Return the listing below unchanged, minus its pictures.

※

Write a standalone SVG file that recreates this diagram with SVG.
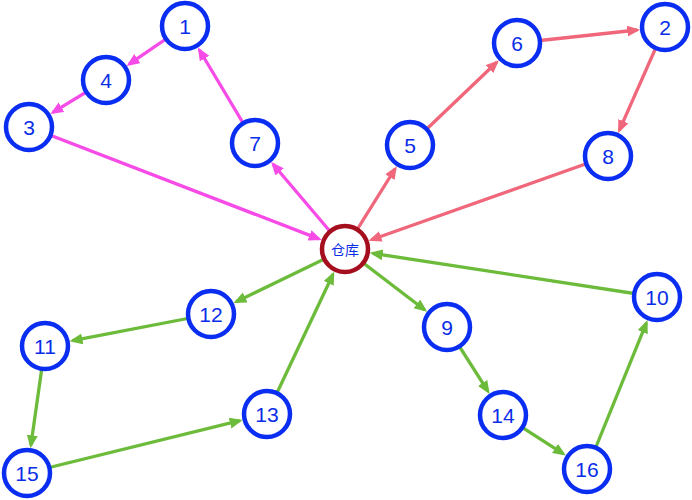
<svg xmlns="http://www.w3.org/2000/svg" width="692" height="500" viewBox="0 0 692 500">
<defs>
<style>
.n circle{fill:#fff;stroke:#0A2DF2;stroke-width:4.5}
.n text{font-family:"Liberation Sans",Arial,sans-serif;font-size:21px;fill:#0A2DE8;text-anchor:middle;dominant-baseline:central}
.w circle{fill:#fff;stroke:#A50E1E;stroke-width:4.5}
.w text{font-family:"Noto Sans CJK SC",sans-serif;font-size:14px;fill:#0A2DE8;text-anchor:middle;dominant-baseline:central}
.e line{stroke-width:3.3}
.m line{stroke:#F74BE8}
.r line{stroke:#F0667A}
.g line{stroke:#6CBB3B}
</style>
<marker id="am" markerUnits="userSpaceOnUse" markerWidth="14" markerHeight="12" refX="10" refY="5.5" orient="auto"><path d="M0,0 L13,5.5 L0,11 z" fill="#F74BE8"/></marker>
<marker id="ar" markerUnits="userSpaceOnUse" markerWidth="14" markerHeight="12" refX="10" refY="5.5" orient="auto"><path d="M0,0 L13,5.5 L0,11 z" fill="#F0667A"/></marker>
<marker id="ag" markerUnits="userSpaceOnUse" markerWidth="14" markerHeight="12" refX="10" refY="5.5" orient="auto"><path d="M0,0 L13,5.5 L0,11 z" fill="#6CBB3B"/></marker>
</defs>
<rect width="692" height="500" fill="#fff"/>
<g id="connectors" class="e">
<g class="m">
<line x1="345" y1="249" x2="273.1" y2="164.3" marker-end="url(#am)"/>
<line x1="255" y1="143" x2="199.4" y2="50.0" marker-end="url(#am)"/>
<line x1="185" y1="26" x2="129.1" y2="64.2" marker-end="url(#am)"/>
<line x1="106" y1="80" x2="52.9" y2="112.4" marker-end="url(#am)"/>
<line x1="29" y1="127" x2="318.9" y2="238.9" marker-end="url(#am)"/>
</g>
<g class="r">
<line x1="345" y1="249" x2="395.2" y2="168.7" marker-end="url(#ar)"/>
<line x1="410" y1="145" x2="496.7" y2="62.3" marker-end="url(#ar)"/>
<line x1="517" y1="43" x2="637.2" y2="30.0" marker-end="url(#ar)"/>
<line x1="665" y1="27" x2="619.3" y2="130.4" marker-end="url(#ar)"/>
<line x1="608" y1="156" x2="371.4" y2="239.7" marker-end="url(#ar)"/>
</g>
<g class="g">
<line x1="345" y1="249" x2="236.2" y2="301.8" marker-end="url(#ag)"/>
<line x1="211" y1="314" x2="72.5" y2="340.7" marker-end="url(#ag)"/>
<line x1="45" y1="346" x2="30.9" y2="445.3" marker-end="url(#ag)"/>
<line x1="27" y1="473" x2="239.8" y2="420.7" marker-end="url(#ag)"/>
<line x1="267" y1="414" x2="333.0" y2="274.3" marker-end="url(#ag)"/>
<line x1="345" y1="249" x2="424.8" y2="310.0" marker-end="url(#ag)"/>
<line x1="447" y1="327" x2="488.0" y2="391.4" marker-end="url(#ag)"/>
<line x1="503" y1="415" x2="563.4" y2="453.9" marker-end="url(#ag)"/>
<line x1="587" y1="469" x2="646.4" y2="322.9" marker-end="url(#ag)"/>
<line x1="657" y1="297" x2="372.7" y2="253.3" marker-end="url(#ag)"/>
</g>
</g>
<g id="warehouse" class="w"><circle cx="345" cy="249" r="23"/><text x="345" y="249">仓库</text></g>
<g id="n1" class="n"><circle cx="185" cy="26" r="23"/><text x="185" y="26">1</text></g>
<g id="n2" class="n"><circle cx="665" cy="27" r="23"/><text x="665" y="27">2</text></g>
<g id="n3" class="n"><circle cx="29" cy="127" r="23"/><text x="29" y="127">3</text></g>
<g id="n4" class="n"><circle cx="106" cy="80" r="23"/><text x="106" y="80">4</text></g>
<g id="n5" class="n"><circle cx="410" cy="145" r="23"/><text x="410" y="145">5</text></g>
<g id="n6" class="n"><circle cx="517" cy="43" r="23"/><text x="517" y="43">6</text></g>
<g id="n7" class="n"><circle cx="255" cy="143" r="23"/><text x="255" y="143">7</text></g>
<g id="n8" class="n"><circle cx="608" cy="156" r="23"/><text x="608" y="156">8</text></g>
<g id="n9" class="n"><circle cx="447" cy="327" r="23"/><text x="447" y="327">9</text></g>
<g id="n10" class="n"><circle cx="657" cy="297" r="23"/><text x="657" y="297">10</text></g>
<g id="n11" class="n"><circle cx="45" cy="346" r="23"/><text x="45" y="346">11</text></g>
<g id="n12" class="n"><circle cx="211" cy="314" r="23"/><text x="211" y="314">12</text></g>
<g id="n13" class="n"><circle cx="267" cy="414" r="23"/><text x="267" y="414">13</text></g>
<g id="n14" class="n"><circle cx="503" cy="415" r="23"/><text x="503" y="415">14</text></g>
<g id="n15" class="n"><circle cx="27" cy="473" r="23"/><text x="27" y="473">15</text></g>
<g id="n16" class="n"><circle cx="587" cy="469" r="23"/><text x="587" y="469">16</text></g>
</svg>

※

Complete response:
Write a standalone SVG file that recreates this diagram with SVG.
<svg xmlns="http://www.w3.org/2000/svg" width="692" height="500" viewBox="0 0 692 500">
<defs>
<style>
.n circle{fill:#fff;stroke:#0A2DF2;stroke-width:4.5}
.n text{font-family:"Liberation Sans",Arial,sans-serif;font-size:21px;fill:#0A2DE8;text-anchor:middle;dominant-baseline:central}
.w circle{fill:#fff;stroke:#A50E1E;stroke-width:4.5}
.w text{font-family:"Noto Sans CJK SC",sans-serif;font-size:14px;fill:#0A2DE8;text-anchor:middle;dominant-baseline:central}
.e line{stroke-width:3.3}
.m line{stroke:#F74BE8}
.r line{stroke:#F0667A}
.g line{stroke:#6CBB3B}
</style>
<marker id="am" markerUnits="userSpaceOnUse" markerWidth="14" markerHeight="12" refX="10" refY="5.5" orient="auto"><path d="M0,0 L13,5.5 L0,11 z" fill="#F74BE8"/></marker>
<marker id="ar" markerUnits="userSpaceOnUse" markerWidth="14" markerHeight="12" refX="10" refY="5.5" orient="auto"><path d="M0,0 L13,5.5 L0,11 z" fill="#F0667A"/></marker>
<marker id="ag" markerUnits="userSpaceOnUse" markerWidth="14" markerHeight="12" refX="10" refY="5.5" orient="auto"><path d="M0,0 L13,5.5 L0,11 z" fill="#6CBB3B"/></marker>
</defs>
<rect width="692" height="500" fill="#fff"/>
<g id="connectors" class="e">
<g class="m">
<line x1="345" y1="249" x2="273.1" y2="164.3" marker-end="url(#am)"/>
<line x1="255" y1="143" x2="199.4" y2="50.0" marker-end="url(#am)"/>
<line x1="185" y1="26" x2="129.1" y2="64.2" marker-end="url(#am)"/>
<line x1="106" y1="80" x2="52.9" y2="112.4" marker-end="url(#am)"/>
<line x1="29" y1="127" x2="318.9" y2="238.9" marker-end="url(#am)"/>
</g>
<g class="r">
<line x1="345" y1="249" x2="395.2" y2="168.7" marker-end="url(#ar)"/>
<line x1="410" y1="145" x2="496.7" y2="62.3" marker-end="url(#ar)"/>
<line x1="517" y1="43" x2="637.2" y2="30.0" marker-end="url(#ar)"/>
<line x1="665" y1="27" x2="619.3" y2="130.4" marker-end="url(#ar)"/>
<line x1="608" y1="156" x2="371.4" y2="239.7" marker-end="url(#ar)"/>
</g>
<g class="g">
<line x1="345" y1="249" x2="236.2" y2="301.8" marker-end="url(#ag)"/>
<line x1="211" y1="314" x2="72.5" y2="340.7" marker-end="url(#ag)"/>
<line x1="45" y1="346" x2="30.9" y2="445.3" marker-end="url(#ag)"/>
<line x1="27" y1="473" x2="239.8" y2="420.7" marker-end="url(#ag)"/>
<line x1="267" y1="414" x2="333.0" y2="274.3" marker-end="url(#ag)"/>
<line x1="345" y1="249" x2="424.8" y2="310.0" marker-end="url(#ag)"/>
<line x1="447" y1="327" x2="488.0" y2="391.4" marker-end="url(#ag)"/>
<line x1="503" y1="415" x2="563.4" y2="453.9" marker-end="url(#ag)"/>
<line x1="587" y1="469" x2="646.4" y2="322.9" marker-end="url(#ag)"/>
<line x1="657" y1="297" x2="372.7" y2="253.3" marker-end="url(#ag)"/>
</g>
</g>
<g id="warehouse" class="w"><circle cx="345" cy="249" r="23"/><text x="345" y="249">仓库</text></g>
<g id="n1" class="n"><circle cx="185" cy="26" r="23"/><text x="185" y="26">1</text></g>
<g id="n2" class="n"><circle cx="665" cy="27" r="23"/><text x="665" y="27">2</text></g>
<g id="n3" class="n"><circle cx="29" cy="127" r="23"/><text x="29" y="127">3</text></g>
<g id="n4" class="n"><circle cx="106" cy="80" r="23"/><text x="106" y="80">4</text></g>
<g id="n5" class="n"><circle cx="410" cy="145" r="23"/><text x="410" y="145">5</text></g>
<g id="n6" class="n"><circle cx="517" cy="43" r="23"/><text x="517" y="43">6</text></g>
<g id="n7" class="n"><circle cx="255" cy="143" r="23"/><text x="255" y="143">7</text></g>
<g id="n8" class="n"><circle cx="608" cy="156" r="23"/><text x="608" y="156">8</text></g>
<g id="n9" class="n"><circle cx="447" cy="327" r="23"/><text x="447" y="327">9</text></g>
<g id="n10" class="n"><circle cx="657" cy="297" r="23"/><text x="657" y="297">10</text></g>
<g id="n11" class="n"><circle cx="45" cy="346" r="23"/><text x="45" y="346">11</text></g>
<g id="n12" class="n"><circle cx="211" cy="314" r="23"/><text x="211" y="314">12</text></g>
<g id="n13" class="n"><circle cx="267" cy="414" r="23"/><text x="267" y="414">13</text></g>
<g id="n14" class="n"><circle cx="503" cy="415" r="23"/><text x="503" y="415">14</text></g>
<g id="n15" class="n"><circle cx="27" cy="473" r="23"/><text x="27" y="473">15</text></g>
<g id="n16" class="n"><circle cx="587" cy="469" r="23"/><text x="587" y="469">16</text></g>
</svg>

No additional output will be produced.